=== GIVEN MATERIAL ===

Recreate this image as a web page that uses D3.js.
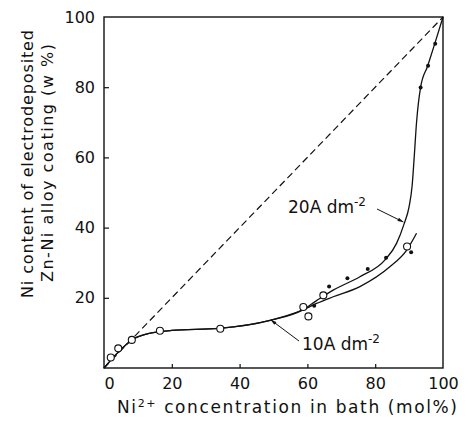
<!DOCTYPE html>
<meta charset="utf-8">
<style>
body { margin: 0; background: #fff; }
svg { font-family: "DejaVu Sans", Verdana, sans-serif; }
.tick text { font-size: 16px; fill: #111; font-family: "DejaVu Sans", sans-serif; }
.axis-title { font-size: 17px; fill: #111; }
.ytitle { font-size: 16px; fill: #111; }
.lbl { font-size: 17px; fill: #111; }
</style>
<svg width="468" height="426"></svg>
<script src="https://cdn.jsdelivr.net/npm/d3@7"></script>
<script>

// x ticks and y ticks
const xTicks = [0, 20, 40, 60, 80, 100];
const yTicks = [20, 40, 60, 80, 100];

// 10 A dm-2 data (open circles)
const open10 = [[2.0, 3.0], [4.2, 5.6], [8.2, 8.0], [16.5, 10.6], [34.3, 11.2],
                [58.8, 17.4], [60.3, 14.7], [64.7, 20.7], [89.4, 34.6]];
// 20 A dm-2 data (filled dots)
const dots20 = [[62.0, 17.7], [66.4, 23.2], [71.8, 25.6], [77.8, 28.2], [83.2, 31.4],
                [90.6, 33.0], [93.4, 79.9], [95.6, 86.1], [97.7, 92.4]];

// fitted curves
const curve10 = [[0, 0], [4, 4.3], [8.5, 8.2], [13, 9.8], [20, 10.7], [34, 11.3],
                 [49, 13.6], [58.5, 16.5], [62.7, 18.4], [67.6, 20.3], [75.5, 23.2],
                 [84.4, 28.9], [89.3, 33.6], [92.2, 38.4]];
const curve20 = [[0, 0], [4, 4.3], [8.5, 8.2], [13, 9.8], [20, 10.7], [34, 11.3],
                 [49, 13.6], [58.5, 16.5], [62.7, 19.2], [67.6, 22.2], [75.5, 26.0],
                 [82.9, 30.8], [86.3, 35.5], [88.5, 41], [90, 46], [90.9, 52],
                 [91.5, 60], [92.2, 70], [93.4, 80], [95.5, 86.1], [97.6, 92.5], [100, 100]];
const ideal = [[0, 0], [100, 100]];

const margin = {left: 104, top: 17, right: 25, bottom: 58};
const svg = d3.select("svg");
const width = 468 - margin.left - margin.right;
const height = 426 - margin.top - margin.bottom;

const x = d3.scaleLinear().domain([0, 100]).range([margin.left, margin.left + width]);
const y = d3.scaleLinear().domain([0, 100]).range([margin.top + height, margin.top]);

const g = svg.append("g");

// frame
g.append("rect")
  .attr("x", x(0)).attr("y", y(100))
  .attr("width", x(100) - x(0)).attr("height", y(0) - y(100))
  .attr("fill", "none").attr("stroke", "#111").attr("stroke-width", 1.4);

// axes
const xAxis = g.append("g")
  .attr("transform", "translate(0," + y(0) + ")")
  .call(d3.axisBottom(x).tickValues(xTicks).tickSizeInner(-4).tickSizeOuter(0).tickPadding(10));
xAxis.select(".domain").remove();
xAxis.selectAll(".tick line").filter(d => d === 0 || d === 100).remove();
xAxis.selectAll(".tick text").filter(d => d === 0).attr("dx", 5);

const yAxis = g.append("g")
  .attr("transform", "translate(" + x(0) + ",0)")
  .call(d3.axisLeft(y).tickValues(yTicks).tickSizeInner(-5).tickSizeOuter(0).tickPadding(9));
yAxis.select(".domain").remove();
yAxis.selectAll(".tick line").filter(d => d === 100).remove();
g.selectAll(".tick line").attr("stroke", "#111").attr("stroke-width", 1.2);

// axis titles
g.append("text").attr("class", "axis-title")
  .attr("x", 117).attr("y", 413)
  .attr("textLength", 340).attr("lengthAdjust", "spacing")
  .html("Ni<tspan dy='-6' font-size='11'>2+</tspan><tspan dy='6'> concentration in bath (mol%)</tspan>");

g.append("text").attr("class", "ytitle")
  .attr("transform", "translate(33,164) rotate(-90)")
  .attr("text-anchor", "middle")
  .attr("textLength", 268).attr("lengthAdjust", "spacing")
  .text("Ni content of electrodeposited");
g.append("text").attr("class", "ytitle")
  .attr("transform", "translate(53,163) rotate(-90)")
  .attr("text-anchor", "middle")
  .attr("textLength", 238).attr("lengthAdjust", "spacing")
  .text("Zn-Ni alloy coating (w %)");

// lines
const line = d3.line().x(d => x(d[0])).y(d => y(d[1]));
const smooth = d3.line().x(d => x(d[0])).y(d => y(d[1])).curve(d3.curveMonotoneX);

g.append("path").datum(ideal).attr("d", line)
  .attr("fill", "none").attr("stroke", "#111").attr("stroke-width", 1.2)
  .attr("stroke-dasharray", "7,4");

g.append("path").datum(curve10).attr("d", smooth)
  .attr("fill", "none").attr("stroke", "#111").attr("stroke-width", 1.3);
g.append("path").datum(curve20).attr("d", smooth)
  .attr("fill", "none").attr("stroke", "#111").attr("stroke-width", 1.3);

// points
g.selectAll(".open").data(open10).enter().append("circle")
  .attr("cx", d => x(d[0])).attr("cy", d => y(d[1])).attr("r", 3.5)
  .attr("fill", "#fff").attr("stroke", "#111").attr("stroke-width", 1.1);
g.selectAll(".dot").data(dots20).enter().append("circle")
  .attr("cx", d => x(d[0])).attr("cy", d => y(d[1])).attr("r", 2)
  .attr("fill", "#111");

// labels with leader arrows
function arrow(x1, y1, x2, y2) {
  g.append("line").attr("x1", x1).attr("y1", y1).attr("x2", x2).attr("y2", y2)
    .attr("stroke", "#111").attr("stroke-width", 1);
  const a = Math.atan2(y2 - y1, x2 - x1), s = 6;
  const p = [[x2, y2],
             [x2 - s * Math.cos(a - 0.3), y2 - s * Math.sin(a - 0.3)],
             [x2 - s * Math.cos(a + 0.3), y2 - s * Math.sin(a + 0.3)]];
  g.append("path").attr("d", "M" + p.join("L") + "Z").attr("fill", "#111");
}

g.append("text").attr("class", "lbl").attr("x", 288).attr("y", 213)
  .html("20A dm<tspan dy='-7' font-size='12'>-2</tspan>");
arrow(377, 209, x(88.3), y(41.6));

g.append("text").attr("class", "lbl").attr("x", 302).attr("y", 350)
  .html("10A dm<tspan dy='-7' font-size='12'>-2</tspan>");
arrow(299, 341, x(49.2), y(13.7));

</script>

===

## EXERCISE DIRECTIONS
Pictures are excluded; extract exactly the lines from the start of the data through the line that holds "const yTicks = [20, 40, 60, 80, 100];", both ends included.

## ANSWER TO THIS TASK
Recreate this image as a web page that uses D3.js.
<!DOCTYPE html>
<meta charset="utf-8">
<style>
body { margin: 0; background: #fff; }
svg { font-family: "DejaVu Sans", Verdana, sans-serif; }
.tick text { font-size: 16px; fill: #111; font-family: "DejaVu Sans", sans-serif; }
.axis-title { font-size: 17px; fill: #111; }
.ytitle { font-size: 16px; fill: #111; }
.lbl { font-size: 17px; fill: #111; }
</style>
<svg width="468" height="426"></svg>
<script src="https://cdn.jsdelivr.net/npm/d3@7"></script>
<script>

// x ticks and y ticks
const xTicks = [0, 20, 40, 60, 80, 100];
const yTicks = [20, 40, 60, 80, 100];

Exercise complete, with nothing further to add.